Secondo i testi giuridici, tale stato di guerra può essere sospeso da un armistizio o da una tregua di durata limitata; non può terminare con una pace, ma solo con una vittoria finale. In certi periodi, infatti, i giuristi hanno ammesso una condizione intermedia: la Casa della Tregua (Dar al-Sulh) o Casa del Patto (Dar al-Ahd), fra la Casa della Guerra e dell’Islam. In questa posizione si trovavano i paesi non musulmani, perlopiù cristiani, i cui governi avevano stretto accordi con lo Stato islamico. In conformità a quanto previsto dal “patto” pagavano una specie di tassa o tributo, che si considerava equivalente alla jizya, o tassa pro capite, al fine di ottenere margini di autonomia negli affari interni, ma sotto sovranità musulmana.

Uno dei primi esempi di Dar al-Ahd, fu l’accordo concluso dai califfi Omayyadi nel VII secolo con i principi cristiani d’Armenia. Un altro esempio fu il patto stretto nel 652 d.C. con i governanti cristiani della Nubi, in base al quale, essi dovevano pagare un tributo annuale consistente in un determinato numero di schiavi. Durante l’espansione ottomana nel Sud-Est europeo, lo status di Dar al-Ahd costituì spesso una tappa intermedia prima dell’incorporazione di quelle regioni nell’impero ottomano; e rappresentò talvolta, al momento della ritirata, un passo sulla via dell’indipendenza delle medesime.

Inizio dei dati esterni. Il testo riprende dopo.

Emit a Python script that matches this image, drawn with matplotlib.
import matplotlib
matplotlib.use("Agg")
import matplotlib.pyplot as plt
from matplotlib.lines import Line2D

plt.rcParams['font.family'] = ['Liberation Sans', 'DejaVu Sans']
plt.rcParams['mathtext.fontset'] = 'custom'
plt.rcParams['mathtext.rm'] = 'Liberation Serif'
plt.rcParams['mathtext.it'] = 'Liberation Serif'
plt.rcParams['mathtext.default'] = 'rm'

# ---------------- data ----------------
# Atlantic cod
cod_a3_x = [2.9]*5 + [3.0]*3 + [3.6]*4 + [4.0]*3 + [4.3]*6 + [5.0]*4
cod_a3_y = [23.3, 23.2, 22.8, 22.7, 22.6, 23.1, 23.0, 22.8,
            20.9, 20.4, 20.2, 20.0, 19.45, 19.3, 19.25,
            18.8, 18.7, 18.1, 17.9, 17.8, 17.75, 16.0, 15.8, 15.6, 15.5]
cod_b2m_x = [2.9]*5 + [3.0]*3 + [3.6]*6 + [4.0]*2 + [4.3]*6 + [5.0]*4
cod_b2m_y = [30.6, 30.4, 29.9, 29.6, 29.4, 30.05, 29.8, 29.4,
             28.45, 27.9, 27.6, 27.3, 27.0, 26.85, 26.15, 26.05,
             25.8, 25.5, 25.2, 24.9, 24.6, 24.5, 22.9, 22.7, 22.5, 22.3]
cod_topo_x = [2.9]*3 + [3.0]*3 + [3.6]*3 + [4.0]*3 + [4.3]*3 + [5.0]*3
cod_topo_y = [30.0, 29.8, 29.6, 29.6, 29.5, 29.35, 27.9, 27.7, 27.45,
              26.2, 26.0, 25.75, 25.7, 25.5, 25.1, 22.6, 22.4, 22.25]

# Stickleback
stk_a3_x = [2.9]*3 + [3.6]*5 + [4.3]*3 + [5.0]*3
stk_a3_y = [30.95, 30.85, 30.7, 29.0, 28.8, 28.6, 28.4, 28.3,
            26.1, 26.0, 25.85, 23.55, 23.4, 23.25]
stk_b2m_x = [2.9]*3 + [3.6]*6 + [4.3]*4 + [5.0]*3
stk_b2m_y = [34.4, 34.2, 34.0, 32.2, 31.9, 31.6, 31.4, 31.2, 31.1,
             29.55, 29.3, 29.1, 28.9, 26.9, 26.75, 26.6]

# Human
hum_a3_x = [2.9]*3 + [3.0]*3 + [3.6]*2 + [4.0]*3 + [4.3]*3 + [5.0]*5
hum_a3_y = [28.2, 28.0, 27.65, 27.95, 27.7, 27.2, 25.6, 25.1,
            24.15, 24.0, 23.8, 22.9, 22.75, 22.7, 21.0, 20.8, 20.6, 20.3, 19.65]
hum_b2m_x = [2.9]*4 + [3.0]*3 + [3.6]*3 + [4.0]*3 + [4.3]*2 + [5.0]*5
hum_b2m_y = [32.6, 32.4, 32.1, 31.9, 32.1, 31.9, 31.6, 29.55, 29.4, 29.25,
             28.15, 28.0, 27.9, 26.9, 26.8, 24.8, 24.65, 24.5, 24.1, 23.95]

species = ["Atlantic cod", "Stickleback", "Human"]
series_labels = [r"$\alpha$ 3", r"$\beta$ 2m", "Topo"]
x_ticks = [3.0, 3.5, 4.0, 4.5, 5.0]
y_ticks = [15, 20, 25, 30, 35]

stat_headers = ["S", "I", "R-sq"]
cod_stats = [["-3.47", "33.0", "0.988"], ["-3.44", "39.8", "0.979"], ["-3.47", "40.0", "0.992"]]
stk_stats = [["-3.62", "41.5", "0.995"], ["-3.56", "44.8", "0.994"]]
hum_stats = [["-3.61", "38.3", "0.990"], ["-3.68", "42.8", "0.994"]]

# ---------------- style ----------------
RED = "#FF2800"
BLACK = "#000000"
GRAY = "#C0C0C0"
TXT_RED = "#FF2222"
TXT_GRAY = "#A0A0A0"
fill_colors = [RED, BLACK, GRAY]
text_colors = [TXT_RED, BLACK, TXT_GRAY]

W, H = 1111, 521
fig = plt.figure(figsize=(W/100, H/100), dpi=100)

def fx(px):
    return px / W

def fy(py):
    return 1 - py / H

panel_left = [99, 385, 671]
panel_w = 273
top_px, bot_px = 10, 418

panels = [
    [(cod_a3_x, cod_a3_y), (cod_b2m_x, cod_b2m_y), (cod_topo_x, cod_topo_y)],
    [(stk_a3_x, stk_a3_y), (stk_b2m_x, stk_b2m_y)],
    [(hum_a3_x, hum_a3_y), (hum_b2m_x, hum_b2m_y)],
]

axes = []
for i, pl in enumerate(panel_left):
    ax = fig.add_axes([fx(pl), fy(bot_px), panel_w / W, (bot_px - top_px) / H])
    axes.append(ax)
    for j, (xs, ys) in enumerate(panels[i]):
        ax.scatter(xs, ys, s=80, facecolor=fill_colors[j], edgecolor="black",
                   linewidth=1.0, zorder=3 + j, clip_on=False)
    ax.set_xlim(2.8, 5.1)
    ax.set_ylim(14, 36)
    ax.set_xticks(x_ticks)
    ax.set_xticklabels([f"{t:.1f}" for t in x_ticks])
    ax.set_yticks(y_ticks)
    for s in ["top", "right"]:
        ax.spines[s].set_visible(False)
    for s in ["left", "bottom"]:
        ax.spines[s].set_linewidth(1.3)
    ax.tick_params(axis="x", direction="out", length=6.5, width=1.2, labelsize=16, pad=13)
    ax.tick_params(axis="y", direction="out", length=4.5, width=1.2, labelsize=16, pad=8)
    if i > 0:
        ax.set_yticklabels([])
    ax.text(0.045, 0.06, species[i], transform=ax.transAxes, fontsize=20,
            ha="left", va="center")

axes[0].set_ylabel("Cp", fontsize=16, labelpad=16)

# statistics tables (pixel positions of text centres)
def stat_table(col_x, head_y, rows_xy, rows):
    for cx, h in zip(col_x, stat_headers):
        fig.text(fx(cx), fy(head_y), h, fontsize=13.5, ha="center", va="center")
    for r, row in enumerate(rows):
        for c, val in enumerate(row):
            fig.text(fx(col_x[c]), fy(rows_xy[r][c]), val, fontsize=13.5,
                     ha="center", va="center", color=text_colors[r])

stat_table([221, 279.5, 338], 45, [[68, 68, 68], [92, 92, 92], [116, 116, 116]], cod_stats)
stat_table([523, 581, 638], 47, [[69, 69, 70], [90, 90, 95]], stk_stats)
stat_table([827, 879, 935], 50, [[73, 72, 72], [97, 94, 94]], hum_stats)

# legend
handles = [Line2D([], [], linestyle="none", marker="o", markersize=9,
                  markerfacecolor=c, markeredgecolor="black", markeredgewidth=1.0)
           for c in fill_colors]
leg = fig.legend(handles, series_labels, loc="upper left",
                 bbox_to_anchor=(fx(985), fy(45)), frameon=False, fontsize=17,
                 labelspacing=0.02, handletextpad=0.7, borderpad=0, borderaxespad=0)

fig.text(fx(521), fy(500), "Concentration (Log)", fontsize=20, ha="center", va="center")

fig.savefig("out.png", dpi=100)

Dal proclama di Baghadadi emergono le tre tipiche affermazioni presenti in tutti i discorsi dei fondamentalisti islamici: anzitutto, “noi vogliamo restaurare la grandezza dell’Islam”; in secondo luogo, “l’occidente ha ridotto il mondo islamico a nulla, uccidendo persone, creando vedove,… “; terzo, “riprendiamoci la nostra leadership con la forza”.

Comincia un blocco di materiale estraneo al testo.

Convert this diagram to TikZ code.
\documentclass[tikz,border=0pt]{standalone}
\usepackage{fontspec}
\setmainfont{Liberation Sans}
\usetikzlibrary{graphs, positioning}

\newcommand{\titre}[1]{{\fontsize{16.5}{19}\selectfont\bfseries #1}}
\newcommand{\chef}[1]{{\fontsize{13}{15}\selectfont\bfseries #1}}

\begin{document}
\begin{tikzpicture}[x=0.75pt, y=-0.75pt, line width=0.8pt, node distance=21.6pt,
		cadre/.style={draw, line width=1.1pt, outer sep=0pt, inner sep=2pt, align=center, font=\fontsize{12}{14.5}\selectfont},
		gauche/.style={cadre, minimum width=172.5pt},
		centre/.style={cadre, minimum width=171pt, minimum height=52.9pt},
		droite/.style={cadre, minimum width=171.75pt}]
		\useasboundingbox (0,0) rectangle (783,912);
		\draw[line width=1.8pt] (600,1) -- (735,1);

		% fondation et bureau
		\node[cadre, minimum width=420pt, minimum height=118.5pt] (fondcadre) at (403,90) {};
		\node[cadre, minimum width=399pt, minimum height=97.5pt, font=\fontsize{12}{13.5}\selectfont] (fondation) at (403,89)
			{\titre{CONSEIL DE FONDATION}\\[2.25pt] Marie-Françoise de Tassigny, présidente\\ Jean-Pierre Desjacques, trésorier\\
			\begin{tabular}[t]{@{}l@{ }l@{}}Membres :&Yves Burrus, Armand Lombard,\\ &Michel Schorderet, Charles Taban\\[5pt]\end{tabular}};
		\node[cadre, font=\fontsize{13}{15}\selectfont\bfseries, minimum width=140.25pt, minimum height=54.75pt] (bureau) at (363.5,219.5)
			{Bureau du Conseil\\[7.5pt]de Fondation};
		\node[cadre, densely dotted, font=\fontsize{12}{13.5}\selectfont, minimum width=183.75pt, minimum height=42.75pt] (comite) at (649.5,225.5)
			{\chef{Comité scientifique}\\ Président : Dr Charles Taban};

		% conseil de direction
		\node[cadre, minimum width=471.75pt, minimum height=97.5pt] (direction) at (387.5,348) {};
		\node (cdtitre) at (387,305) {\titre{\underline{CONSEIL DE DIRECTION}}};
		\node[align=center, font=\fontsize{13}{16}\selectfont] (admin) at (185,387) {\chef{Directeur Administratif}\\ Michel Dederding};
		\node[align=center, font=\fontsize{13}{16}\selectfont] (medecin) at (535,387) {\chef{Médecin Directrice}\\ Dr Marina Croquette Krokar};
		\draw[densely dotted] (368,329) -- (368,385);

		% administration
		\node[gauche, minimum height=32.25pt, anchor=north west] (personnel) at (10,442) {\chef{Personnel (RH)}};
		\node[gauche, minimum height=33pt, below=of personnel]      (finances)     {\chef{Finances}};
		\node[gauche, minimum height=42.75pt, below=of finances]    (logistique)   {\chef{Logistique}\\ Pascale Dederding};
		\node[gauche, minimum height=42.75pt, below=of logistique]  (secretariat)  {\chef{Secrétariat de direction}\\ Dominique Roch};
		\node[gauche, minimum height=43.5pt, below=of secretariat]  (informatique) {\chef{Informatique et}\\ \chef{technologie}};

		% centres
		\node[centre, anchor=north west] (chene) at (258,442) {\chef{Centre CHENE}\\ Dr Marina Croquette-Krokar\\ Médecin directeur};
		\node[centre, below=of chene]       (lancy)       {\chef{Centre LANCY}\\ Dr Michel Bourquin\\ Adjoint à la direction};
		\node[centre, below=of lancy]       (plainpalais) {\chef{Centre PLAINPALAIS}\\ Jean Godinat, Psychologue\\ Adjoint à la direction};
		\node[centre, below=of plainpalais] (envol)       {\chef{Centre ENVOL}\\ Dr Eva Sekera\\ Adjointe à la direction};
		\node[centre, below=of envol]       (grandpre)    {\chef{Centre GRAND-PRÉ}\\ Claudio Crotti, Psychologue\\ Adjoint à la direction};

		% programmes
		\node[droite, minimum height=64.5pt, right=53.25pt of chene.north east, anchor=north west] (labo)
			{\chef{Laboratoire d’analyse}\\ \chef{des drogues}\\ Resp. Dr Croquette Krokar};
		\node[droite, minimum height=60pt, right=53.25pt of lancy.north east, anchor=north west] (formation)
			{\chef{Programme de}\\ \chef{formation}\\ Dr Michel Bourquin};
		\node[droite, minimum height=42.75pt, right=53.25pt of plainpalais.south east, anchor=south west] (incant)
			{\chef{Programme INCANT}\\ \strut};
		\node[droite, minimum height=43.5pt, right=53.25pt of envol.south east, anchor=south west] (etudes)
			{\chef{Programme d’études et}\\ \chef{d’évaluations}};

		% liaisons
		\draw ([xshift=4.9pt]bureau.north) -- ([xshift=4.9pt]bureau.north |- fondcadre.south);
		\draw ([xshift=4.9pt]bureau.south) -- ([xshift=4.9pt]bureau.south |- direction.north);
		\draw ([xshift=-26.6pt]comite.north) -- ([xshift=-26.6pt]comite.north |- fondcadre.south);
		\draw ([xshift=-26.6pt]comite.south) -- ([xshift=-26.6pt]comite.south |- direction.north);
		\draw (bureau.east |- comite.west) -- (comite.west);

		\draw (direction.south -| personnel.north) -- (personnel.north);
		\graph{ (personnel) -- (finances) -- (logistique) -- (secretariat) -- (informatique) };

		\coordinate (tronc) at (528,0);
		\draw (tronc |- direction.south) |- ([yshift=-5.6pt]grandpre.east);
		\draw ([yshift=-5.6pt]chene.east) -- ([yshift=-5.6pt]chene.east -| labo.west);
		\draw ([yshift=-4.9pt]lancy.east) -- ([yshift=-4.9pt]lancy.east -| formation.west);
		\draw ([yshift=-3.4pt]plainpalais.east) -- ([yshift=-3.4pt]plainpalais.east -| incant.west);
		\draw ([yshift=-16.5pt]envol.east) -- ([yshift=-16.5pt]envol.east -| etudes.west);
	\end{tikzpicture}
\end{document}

Le aggressioni coloniali e post-coloniali che i paesi arabi hanno subito hanno introdotto una profonda divisione entro la maggior parte delle istituzioni intellettuali, educative, politiche e economiche del mondo arabo-islamico. L’assoluta superiorità degli invasori, in materia di scienza, tecnica, organizzazione politica e normazione giuridica, ha costretto i musulmani a imparare dai loro nemici e a seguirne le regole. Ciò li ha posti in una situazione paradossale: resistere con tutti i mezzi alle potenze coloniali e nello stesso tempo imitarle per tentare di dare efficacia alla resistenza e sconfiggerle.

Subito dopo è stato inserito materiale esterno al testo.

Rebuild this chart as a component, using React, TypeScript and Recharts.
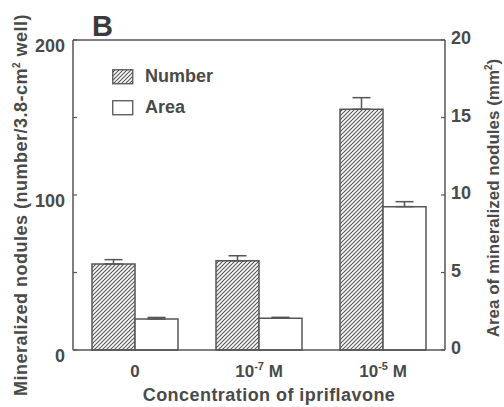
import React from 'react';
import { BarChart, Bar, XAxis, YAxis, ErrorBar, ReferenceLine, Legend } from 'recharts';

const categories = ['0', '10-7 M', '10-5 M'];
const numberValues = [55.5, 57.6, 155.3];
const numberErrors = [2.8, 3.2, 7.5];
const areaValues = [2.0, 2.05, 9.25];
const areaErrors = [0.1, 0.06, 0.32];
const leftTicks = [0, 50, 100, 150, 200];
const leftLabelled = [0, 100, 200];
const rightTicks = [0, 5, 10, 15, 20];

const data = categories.map((c, i) => ({
  cat: c,
  number: numberValues[i],
  numberErr: [0, numberErrors[i]],
  area: areaValues[i],
  areaErr: [0, areaErrors[i]],
}));

const FONT = '"Liberation Sans", Arial, Helvetica, sans-serif';
const TXT = '#4a4a4a';
const LINE = '#555555';

const XTick = (props: any) => {
  const { x, y, payload } = props;
  const v: string = payload.value;
  const m = v.match(/^(\d+)(-\d+)\s(.*)$/);
  return (
    <text x={x} y={y + 19} textAnchor="middle" fontFamily={FONT} fontWeight="bold" fontSize={17} fill={TXT}>
      {m ? (
        <>
          <tspan>{m[1]}</tspan>
          <tspan fontSize={11} dy={-7}>{m[2]}</tspan>
          <tspan dy={7}>{' ' + m[3]}</tspan>
        </>
      ) : (
        v
      )}
    </text>
  );
};

const LeftTick = (props: any) => {
  const { x, y, payload } = props;
  const ax = x + 8;
  return (
    <g>
      <line x1={ax} x2={ax + 4} y1={y} y2={y} stroke={LINE} strokeWidth={1.2} />
      {leftLabelled.includes(payload.value) && (
        <text x={x} y={y} dy={12} textAnchor="end" fontFamily={FONT} fontWeight="bold" fontSize={18} fill={TXT}>
          {payload.value}
        </text>
      )}
    </g>
  );
};

const RightTick = (props: any) => {
  const { x, y, payload } = props;
  const ax = x - 6;
  return (
    <g>
      <line x1={ax - 4} x2={ax} y1={y} y2={y} stroke={LINE} strokeWidth={1.2} />
      <text x={x} y={y} dy={4} textAnchor="start" fontFamily={FONT} fontWeight="bold" fontSize={18} fill={TXT}>
        {payload.value}
      </text>
    </g>
  );
};

const HatchDefs = ({ id }: { id: string }) => (
  <defs>
    <pattern id={id} patternUnits="userSpaceOnUse" width={4} height={4}>
      <rect width={4} height={4} fill="#ffffff" />
      <path d="M-1,1 L1,-1 M0,4 L4,0 M3,5 L5,3" stroke="#5a5a5a" strokeWidth={1.2} />
    </pattern>
  </defs>
);

const LegendContent = () => (
  <div style={{ fontFamily: FONT, fontWeight: 'bold', fontSize: 18, color: TXT }}>
    {[
      { name: 'Number', hatch: true },
      { name: 'Area', hatch: false },
    ].map((it) => (
      <div key={it.name} style={{ display: 'flex', alignItems: 'center', height: 31 }}>
        <svg width={22} height={16} style={{ marginRight: 11 }}>
          {it.hatch && <HatchDefs id="legHatch" />}
          <rect x={0.75} y={0.75} width={20} height={14} fill={it.hatch ? 'url(#legHatch)' : '#fff'} stroke={LINE} strokeWidth={1.3} />
        </svg>
        <span>{it.name}</span>
      </div>
    ))}
  </div>
);

export default function App() {
  return (
    <div style={{ position: 'absolute', left: 0, top: 0, width: 504, height: 407, background: '#fff', overflow: 'hidden' }}>
      <BarChart
        width={504}
        height={407}
        data={data}
        margin={{ top: 40, right: 0, bottom: 0, left: 0 }}
        barCategoryGap={19}
        barGap={0}
      >
        <HatchDefs id="barHatch" />
        <XAxis
          dataKey="cat"
          height={57}
          tickLine={false}
          axisLine={{ stroke: LINE, strokeWidth: 1.5 }}
          tick={<XTick />}
          interval={0}
        />
        <YAxis
          yAxisId="left"
          orientation="left"
          width={73}
          domain={[0, 200]}
          ticks={leftTicks}
          tickLine={false}
          tickSize={0}
          tickMargin={8}
          axisLine={{ stroke: LINE, strokeWidth: 1.5 }}
          tick={<LeftTick />}
          interval={0}
        />
        <YAxis
          yAxisId="right"
          orientation="right"
          width={59}
          domain={[0, 20]}
          ticks={rightTicks}
          tickLine={false}
          tickSize={0}
          tickMargin={6}
          axisLine={{ stroke: LINE, strokeWidth: 1.5 }}
          tick={<RightTick />}
          interval={0}
        />
        <ReferenceLine yAxisId="left" y={200} stroke={LINE} strokeWidth={1.5} />
        <Legend
          layout="vertical"
          verticalAlign="middle"
          align="center"
          content={<LegendContent />}
          wrapperStyle={{ position: 'absolute', left: 112, top: 61, width: 150 }}
        />
        <Bar yAxisId="left" dataKey="number" name="Number" fill="url(#barHatch)" stroke={LINE} strokeWidth={1.5} isAnimationActive={false}>
          <ErrorBar dataKey="numberErr" direction="y" width={9} stroke={LINE} strokeWidth={1.5} />
        </Bar>
        <Bar yAxisId="right" dataKey="area" name="Area" fill="#ffffff" stroke={LINE} strokeWidth={1.5} isAnimationActive={false}>
          <ErrorBar dataKey="areaErr" direction="y" width={9} stroke={LINE} strokeWidth={1.5} />
        </Bar>
      </BarChart>
      <div style={{ position: 'absolute', left: 92, top: 9, fontFamily: FONT, fontWeight: 'bold', fontSize: 29, color: '#3a3a3a', lineHeight: '34px' }}>
        B
      </div>
      <div style={{ position: 'absolute', left: 0, width: 504, top: 385, textAlign: 'center', paddingLeft: 34, boxSizing: 'border-box', fontFamily: FONT, fontWeight: 'bold', fontSize: 18, letterSpacing: 0.45, color: TXT, lineHeight: '20px' }}>
        Concentration of ipriflavone
      </div>
      <div style={{ position: 'absolute', left: 21, top: 205, width: 0, height: 0 }}>
        <div style={{ position: 'absolute', transform: 'translate(-50%, -50%) rotate(-90deg)', whiteSpace: 'nowrap', fontFamily: FONT, fontWeight: 'bold', fontSize: 18, letterSpacing: 0.5, color: TXT, lineHeight: '18px' }}>
          Mineralized nodules (number/3.8-cm<sup style={{ fontSize: 10, lineHeight: 0 }}>2</sup> well)
        </div>
      </div>
      <div style={{ position: 'absolute', left: 493, top: 198, width: 0, height: 0 }}>
        <div style={{ position: 'absolute', transform: 'translate(-50%, -50%) rotate(-90deg)', whiteSpace: 'nowrap', fontFamily: FONT, fontWeight: 'bold', fontSize: 17, color: TXT, lineHeight: '17px' }}>
          Area of mineralized nodules (mm<sup style={{ fontSize: 10, lineHeight: 0 }}>2</sup>)
        </div>
      </div>
    </div>
  );
}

Questo ha aperto una frattura nei valori di riferimento della società islamica: da una parte un’ostinata, viscerale fedeltà alla millenaria tradizione coranica, inclusa la Sharia e, dall’altra, la necessità di imitare gli infedeli, allontanandosi da quella tradizione. La frattura ha generato una sorta di schizofrenia che non riguarda soltanto i rapporti sociali all’interno del mondo arabo-islamico, ma spesso colpisce anche le coscienze individuali, tese fra due possibili modelli di esperienza fra loro in larga misura incompatibili. E’ quella che Samir Kassir, prima di essere assassinato, aveva chiamato «la sindrome del malheur arabe», l’infelicità degli arabi.

Fatema Mernissi ha parlato di paura della modernità e di paura dell’individualismo e della libertà di pensiero da parte della cultura islamica, e ha imputato questa paura sia alla tradizione califfale, sia ai traumi che il mondo islamico ha subito nel corso dell’esperienza coloniale e neocoloniale degli ultimi due secoli.

Un passato rivisto e ricostruito non potrà mai essere la stessa cosa che il passato quale effettivamente fu. La volontà di ritornare alle origini mostra un atteggiamento di chiusura, una reazione passionale istintiva di rifiuto del presente.

In base agli studi di Samir Khalil Samir, “il mondo arabo si trova in una situazione simile a quella dell’adolescente, che protegge e costruisce la sua personalità opponendosi agli altri o divenendo aggressivo. Nell’adolescente, questo atteggiamento è dovuto alla sua stessa fragilità, e allo stato di crisi di crescita nel quale si trova. Nell’Islam contemporaneo si possono scorgere le stesse cause. Ma se questa reazione si comprende facilmente, essa non può tuttavia giustificarsi, nè legitimarsi. […] Tutt’al più, potrebbe essere una tappa, come quella dell’adolescenza, destinata a venir superata non appena possibile. Nel frattempo, questa tappa fa male all’Islam. Essa non risolve alcun problema, al contrario. La riaffermazione in blocco del passato non costituisce per niente una risposta alla sfida della modernità lanciata dall’Occidente. E’ un rigetto del problema più che una risposta. Presto o tardi l’Islam dovrà affrontare il problema e non potrà più ignorarlo”.